The Nazis destroyed it.
That famous picture you know? That one of the Nazis burning the books, the one at the top of this article? That’s the Nazis burning Hirschfeld’s library. That’s queer history literally going up in flames. This picture, though famous, is rarely contextualised, denying queer people a space even in the memory of our own destruction.
But the Nazis didn’t stop there. All those consultations, all the studies Hirschfeld did, all the logs that were kept of people who came to visit or to talk to him? They used those to create the “Pink Lists”, a collection of homosexuals to be rounded up as part of the Holocaust.
Yes, though it also seldom gets mentioned, queerness was a crime that would land you in a concentration camp during the Nazis’ time in power. Prisoners in the camps marked with a pink upside-down triangle were in the camps for the crime of transgressing paragraph 175, that law that was almost but not quite overturned criminalising homosexuality.
Fortunately, the Allies were on the case and fighting the good fight. With the help of British researcher Alan Turing, the Nazi Enigma Code was cracked, and Nazi communications were readable by the Allies. Turing, as a by-product, invented the computer as we know it today and became the father of modern computing.

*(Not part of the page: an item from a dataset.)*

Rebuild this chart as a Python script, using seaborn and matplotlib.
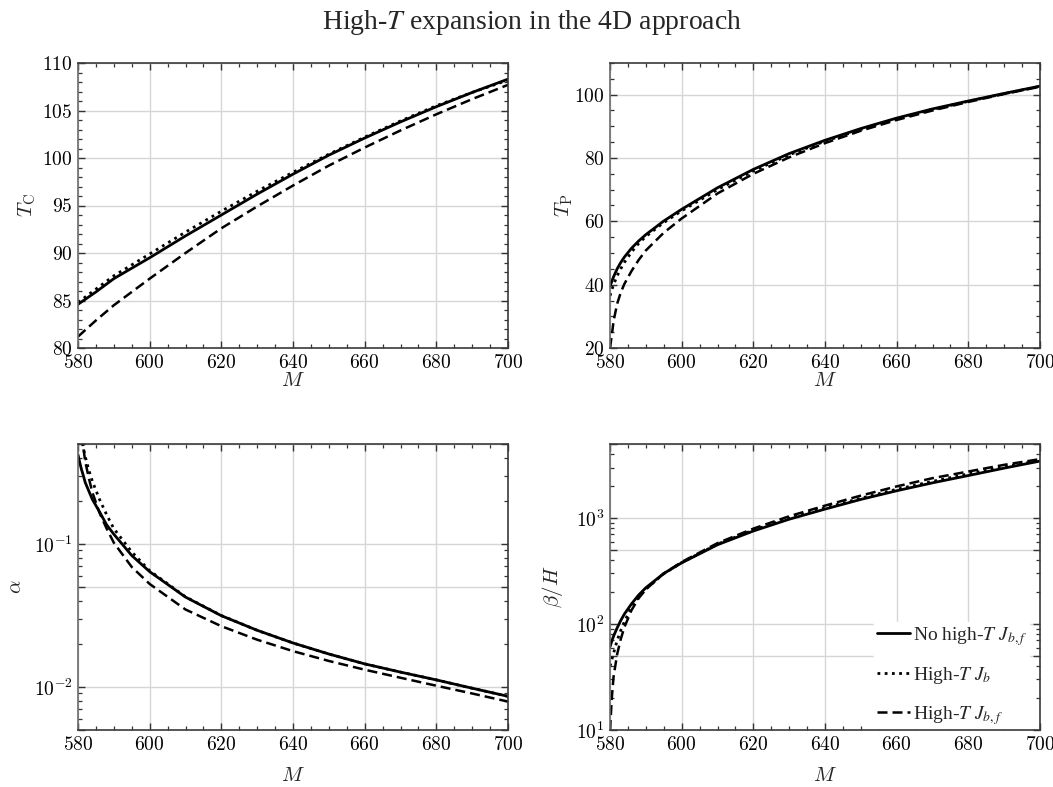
import numpy as np
import pandas as pd
import matplotlib
matplotlib.use("Agg")
import matplotlib.pyplot as plt
import matplotlib.ticker as mticker
import seaborn as sns

# ---- data -------------------------------------------------------------
# Critical temperature T_C
m_tc = [580, 585, 590, 600, 610, 620, 630, 640, 650, 660, 670, 680, 690, 700]
tc_full = [84.6, 85.9, 87.3, 89.5, 91.8, 94.0, 96.2, 98.3, 100.3, 102.1, 103.8, 105.4, 106.9, 108.3]
tc_jb = [84.8, 86.2, 87.6, 89.9, 92.2, 94.4, 96.5, 98.5, 100.4, 102.2, 103.9, 105.5, 106.9, 108.2]
tc_jbf = [81.2, 82.9, 84.5, 87.3, 90.0, 92.6, 94.9, 97.1, 99.2, 101.1, 102.9, 104.6, 106.2, 107.7]

# Percolation temperature T_P
m_tp = [580, 580.5, 581, 582, 583, 584, 586, 588, 590, 595, 600, 610, 620, 630, 640, 650, 660, 670, 680, 690, 700]
tp_full = [39.5, 41.0, 42.5, 45.0, 47.0, 48.7, 51.5, 53.8, 55.8, 60.1, 63.8, 70.6, 76.4, 81.4, 85.6, 89.3, 92.6, 95.5, 98.0, 100.4, 102.7]
tp_jb = [36.5, 38.3, 40.0, 42.8, 45.0, 47.0, 50.3, 53.0, 55.2, 59.6, 63.3, 70.0, 75.9, 81.0, 85.3, 89.0, 92.4, 95.3, 97.9, 100.3, 102.6]
tp_jbf = [20.0, 24.0, 28.5, 34.0, 37.5, 40.2, 44.3, 47.8, 50.8, 56.4, 60.9, 68.8, 75.0, 80.2, 84.7, 88.6, 92.0, 95.0, 97.7, 100.2, 102.5]

# Transition strength alpha
m_al = [580, 580.5, 581, 581.5, 582, 583, 584, 586, 588, 590, 595, 600, 610, 620, 630, 640, 650, 660, 670, 680, 690, 700]
al_full = [0.42, 0.37, 0.33, 0.30, 0.27, 0.235, 0.205, 0.168, 0.136, 0.117, 0.083, 0.064, 0.0425, 0.0315, 0.0249, 0.0203, 0.0170, 0.0145, 0.0127, 0.0112, 0.0098, 0.0086]
al_jb = [0.90, 0.70, 0.55, 0.47, 0.41, 0.33, 0.275, 0.205, 0.160, 0.128, 0.088, 0.065, 0.0427, 0.0316, 0.0249, 0.0203, 0.0170, 0.0145, 0.0127, 0.0112, 0.0098, 0.0086]
al_jbf = [1.20, 0.85, 0.62, 0.47, 0.38, 0.29, 0.23, 0.165, 0.128, 0.102, 0.069, 0.0525, 0.0348, 0.0266, 0.0214, 0.0178, 0.0152, 0.0132, 0.0116, 0.0102, 0.0090, 0.0079]

# Inverse duration beta/H
m_bh = [580, 580.5, 581, 582, 583, 584, 586, 588, 590, 595, 600, 610, 620, 630, 640, 650, 660, 670, 680, 690, 700]
bh_full = [61, 69, 77, 92, 108, 124, 155, 188, 220, 300, 378, 560, 755, 975, 1215, 1500, 1810, 2150, 2520, 2960, 3450]
bh_jb = [40, 46, 53, 70, 87, 105, 145, 180, 214, 298, 380, 568, 770, 995, 1250, 1540, 1870, 2220, 2610, 3040, 3500]
bh_jbf = [10, 20, 32, 52, 72, 93, 135, 175, 212, 300, 385, 580, 795, 1040, 1310, 1630, 1990, 2380, 2750, 3180, 3600]

series_labels = [r"No high-$T$ $J_{b,f}$", r"High-$T$ $J_b$", r"High-$T$ $J_{b,f}$"]
x_ticks = [580, 600, 620, 640, 660, 680, 700]

# ---- style ------------------------------------------------------------
sns.set_theme(style="ticks")
plt.rcParams["font.family"] = ["cmr10", "DejaVu Serif"]
plt.rcParams["mathtext.fontset"] = "cm"
plt.rcParams["axes.formatter.use_mathtext"] = True
plt.rcParams["axes.unicode_minus"] = False

styles = [
    dict(linestyle="-", linewidth=2.0),
    dict(linestyle=(0, (1.0, 1.6)), linewidth=2.0),
    dict(linestyle=(0, (4.0, 2.0)), linewidth=1.8),
]

fig = plt.figure(figsize=(10.53, 7.87), dpi=100)
W, H = 1053.0, 787.0
def box(x0, y0, x1, y1):
    return [x0 / W, 1 - y1 / H, (x1 - x0) / W, (y1 - y0) / H]

ax_tc = fig.add_axes(box(78, 63, 508, 348))
ax_tp = fig.add_axes(box(610, 63, 1040, 348))
ax_al = fig.add_axes(box(78, 444, 508, 730))
ax_bh = fig.add_axes(box(610, 444, 1040, 730))

panels = [
    (ax_tc, m_tc, [tc_full, tc_jb, tc_jbf]),
    (ax_tp, m_tp, [tp_full, tp_jb, tp_jbf]),
    (ax_al, m_al, [al_full, al_jb, al_jbf]),
    (ax_bh, m_bh, [bh_full, bh_jb, bh_jbf]),
]

for ax, mx, ys in panels:
    for y, lab, st in zip(ys, series_labels, styles):
        df = pd.DataFrame({"M": mx, "v": y})
        sns.lineplot(data=df, x="M", y="v", ax=ax, color="black", estimator=None,
                     label=lab if ax is ax_bh else None, legend=False, **st)

def log_label(v, pos):
    e = int(np.round(np.log10(v)))
    if np.isclose(v, 10.0 ** e):
        return r"$10^{%d}$" % e
    return ""

for ax in [ax_tc, ax_tp, ax_al, ax_bh]:
    ax.set_xlim(580, 700)
    ax.set_xticks(x_ticks)
    ax.xaxis.set_minor_locator(mticker.MultipleLocator(5))
    ax.tick_params(which="both", direction="in", top=True, right=True,
                   labelsize=14, colors="#333333", labelcolor="black")
    ax.tick_params(which="major", length=5, width=1.0, pad=4)
    ax.tick_params(which="minor", length=3, width=0.9)
    for s in ax.spines.values():
        s.set_color("#3a3a3a")
        s.set_linewidth(1.2)
    ax.spines["left"].set_color("#6a6a6a")
    ax.grid(True, which="major", color="#d6d6d6", linewidth=1.0)
    ax.set_axisbelow(True)

ax_tc.set_ylim(80, 110)
ax_tc.yaxis.set_major_locator(mticker.MultipleLocator(5))
ax_tc.yaxis.set_minor_locator(mticker.MultipleLocator(1))

ax_tp.set_ylim(20, 110)
ax_tp.set_yticks([20, 40, 60, 80, 100])
ax_tp.yaxis.set_minor_locator(mticker.MultipleLocator(5))

for ax, lo, hi in [(ax_al, 0.005, 0.5), (ax_bh, 10, 5000)]:
    ax.set_yscale("log")
    ax.set_ylim(lo, hi)
    ax.yaxis.set_major_locator(mticker.LogLocator(base=10, subs=(1.0, 5.0)))
    ax.yaxis.set_major_formatter(mticker.FuncFormatter(log_label))
    ax.yaxis.set_minor_locator(mticker.LogLocator(base=10, subs=(2, 3, 4, 6, 7, 8, 9)))
    ax.yaxis.set_minor_formatter(mticker.NullFormatter())

ax_tc.set_ylabel(r"$T_{\rm C}$", fontsize=15, labelpad=3)
ax_tp.set_ylabel(r"$T_{\rm P}$", fontsize=15, labelpad=-1)
ax_al.set_ylabel(r"$\alpha$", fontsize=15, labelpad=6)
ax_bh.set_ylabel(r"$\beta/H$", fontsize=15, labelpad=8)
for ax in [ax_tc, ax_tp]:
    ax.set_xlabel(r"$M$", fontsize=15, labelpad=0)
for ax in [ax_al, ax_bh]:
    ax.set_xlabel(r"$M$", fontsize=15, labelpad=10)

leg = ax_bh.legend(loc="lower right", bbox_to_anchor=(0.975, 0.004), frameon=True,
                   prop={"family": "Liberation Serif", "size": 14, "math_fontfamily": "stix"},
                   handlelength=1.7, handletextpad=0.15, labelspacing=0.9,
                   borderpad=0.12, borderaxespad=0.0, fancybox=False)
leg.get_frame().set_facecolor("white")
leg.get_frame().set_edgecolor("white")
leg.get_frame().set_alpha(1.0)
# keep the legend box above the curves and grid but under the frame and ticks
leg.set_zorder(2.3)

fig.text(0.505, 0.972, r"High-$T$ expansion in the 4D approach", ha="center", va="center",
         fontsize=20, family="Liberation Serif", math_fontfamily="stix")

fig.savefig("out.png", dpi=100)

With the newfound capabilities of this computing device of Turing’s, the Allies managed to defeat the Nazis and liberated the concentration camps.
Sadly, this was not the end of the troubles for the queer population of Germany. Upon being freed from the camps, they were promptly imprisoned again by the Allied-established Federal Republic of Germany to serve out the rest of their sentences. Homosexuality, after all, was still illegal under paragraph 175, and would be until 1994.

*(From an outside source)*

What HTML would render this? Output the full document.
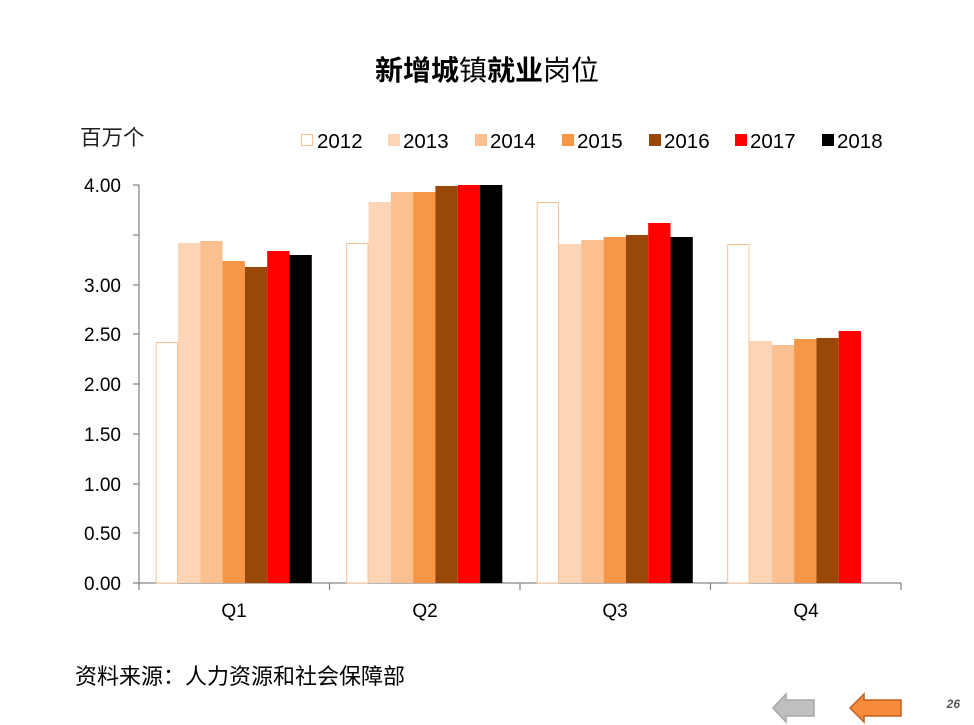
<!DOCTYPE html>
<html><head><meta charset="utf-8"><style>
html,body{margin:0;padding:0;background:#fff;}
svg{display:block;font-family:"Liberation Sans","Noto Sans CJK SC",sans-serif;}
</style></head><body>
<svg width="974" height="725" viewBox="0 0 974 725" xmlns="http://www.w3.org/2000/svg">
<text x="487" y="80" text-anchor="middle" font-size="28" fill="#000"><tspan font-weight="bold">新增城</tspan>镇<tspan font-weight="bold">就业</tspan>岗位</text>
<text x="80" y="145" font-size="21.5" fill="#222">百万个</text>
<!-- legend -->
<g font-size="20.5" fill="#000">
<rect x="301.5" y="134.5" width="11" height="11" fill="#fff" stroke="#FAC090"/><text x="317" y="148">2012</text>
<rect x="388" y="134" width="12" height="12" fill="#FBD5B5"/><text x="403" y="148">2013</text>
<rect x="475" y="134" width="12" height="12" fill="#FAC090"/><text x="490" y="148">2014</text>
<rect x="562" y="134" width="12" height="12" fill="#F79646"/><text x="577" y="148">2015</text>
<rect x="649" y="134" width="12" height="12" fill="#984807"/><text x="664" y="148">2016</text>
<rect x="735" y="134" width="12" height="12" fill="#FF0000"/><text x="750" y="148">2017</text>
<rect x="822" y="134" width="12" height="12" fill="#000"/><text x="837" y="148">2018</text>
</g>
<!-- y axis -->
<g stroke="#888" stroke-width="1.3">
<line x1="139" y1="185" x2="139" y2="583"/>
<line x1="133" y1="185" x2="139" y2="185"/>
<line x1="133" y1="235" x2="139" y2="235"/>
<line x1="133" y1="285" x2="139" y2="285"/>
<line x1="133" y1="334" x2="139" y2="334"/>
<line x1="133" y1="384" x2="139" y2="384"/>
<line x1="133" y1="434" x2="139" y2="434"/>
<line x1="133" y1="484" x2="139" y2="484"/>
<line x1="133" y1="533" x2="139" y2="533"/>
<line x1="133" y1="583" x2="139" y2="583"/>
<line x1="139" y1="583" x2="901" y2="583"/>
<line x1="139" y1="583" x2="139" y2="590"/>
<line x1="329.5" y1="583" x2="329.5" y2="590"/>
<line x1="520" y1="583" x2="520" y2="590"/>
<line x1="710.5" y1="583" x2="710.5" y2="590"/>
<line x1="901" y1="583" x2="901" y2="590"/>
</g>
<g font-size="19" fill="#000" text-anchor="end">
<text x="121" y="192">4.00</text>
<text x="121" y="292">3.00</text>
<text x="121" y="341">2.50</text>
<text x="121" y="391">2.00</text>
<text x="121" y="441">1.50</text>
<text x="121" y="491">1.00</text>
<text x="121" y="540">0.50</text>
<text x="121" y="590">0.00</text>
</g>
<g font-size="19" fill="#000" text-anchor="middle">
<text x="234" y="617">Q1</text>
<text x="425" y="617">Q2</text>
<text x="615" y="617">Q3</text>
<text x="806" y="617">Q4</text>
</g>
<!-- bars -->
<g>
<rect x="156.2" y="342.5" width="21.3" height="240.5" fill="#fff" stroke="#FAC090"/>
<rect x="178" y="243" width="22.3" height="340" fill="#FBD5B5"/>
<rect x="200.3" y="241" width="22.3" height="342" fill="#FAC090"/>
<rect x="222.6" y="261" width="22.3" height="322" fill="#F79646"/>
<rect x="244.9" y="267" width="22.3" height="316" fill="#984807"/>
<rect x="267.2" y="251" width="22.3" height="332" fill="#FF0000"/>
<rect x="289.5" y="255" width="22.3" height="328" fill="#000"/>

<rect x="346.7" y="243.5" width="21.3" height="339.5" fill="#fff" stroke="#FAC090"/>
<rect x="368.5" y="202" width="22.3" height="381" fill="#FBD5B5"/>
<rect x="390.8" y="192" width="22.3" height="391" fill="#FAC090"/>
<rect x="413.1" y="192" width="22.3" height="391" fill="#F79646"/>
<rect x="435.4" y="186" width="22.3" height="397" fill="#984807"/>
<rect x="457.7" y="185" width="22.3" height="398" fill="#FF0000"/>
<rect x="480" y="185" width="22.3" height="398" fill="#000"/>

<rect x="537.2" y="202.5" width="21.3" height="380.5" fill="#fff" stroke="#FAC090"/>
<rect x="559" y="244" width="22.3" height="339" fill="#FBD5B5"/>
<rect x="581.3" y="240" width="22.3" height="343" fill="#FAC090"/>
<rect x="603.6" y="237" width="22.3" height="346" fill="#F79646"/>
<rect x="625.9" y="235" width="22.3" height="348" fill="#984807"/>
<rect x="648.2" y="223" width="22.3" height="360" fill="#FF0000"/>
<rect x="670.5" y="237" width="22.3" height="346" fill="#000"/>

<rect x="727.7" y="244.5" width="21.3" height="338.5" fill="#fff" stroke="#FAC090"/>
<rect x="749.5" y="341" width="22.3" height="242" fill="#FBD5B5"/>
<rect x="771.8" y="345" width="22.3" height="238" fill="#FAC090"/>
<rect x="794.1" y="339" width="22.3" height="244" fill="#F79646"/>
<rect x="816.4" y="338" width="22.3" height="245" fill="#984807"/>
<rect x="838.7" y="331" width="22.3" height="252" fill="#FF0000"/>
</g>
<text x="75" y="684" font-size="22" fill="#000">资料来源：人力资源和社会保障部</text>
<!-- arrows -->
<polygon points="773,708 786,694 786,700 814,700 814,716 786,716 786,722" fill="#BFBFBF" stroke="#A6A6A6" stroke-width="1.5"/>
<polygon points="850,708 864,694 864,700 901,700 901,716 864,716 864,722" fill="#F68B3C" stroke="#C0601C" stroke-width="1.5"/>
<text x="960" y="708" font-size="12" font-weight="bold" font-style="italic" fill="#555" text-anchor="end">26</text>
</svg>
</body></html>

Turing, a gay man himself, was not spared, for queerness was also illegal in Great Britain. On January 23, 1953, his house was burgled. He reported it to the police, and acknowledged his sexuality during the investigation. He was charged with “gross indecency” and pled guilty on March 31st. He was sentenced to chemical castration.
On June 8, 1954, Alan Turing, hero of World War II and father of modern computing, was found dead by his housekeeper, having died the previous day. A half-eaten apple lay beside his bed, and the cause of death was ruled to be cyanide. An inquest determined that he had committed suicide by lacing the apple with cyanide.
On September 10th, 2009, the British government formally apologised to Alan Turing for his treatment. It took another five years for him to be officially pardoned.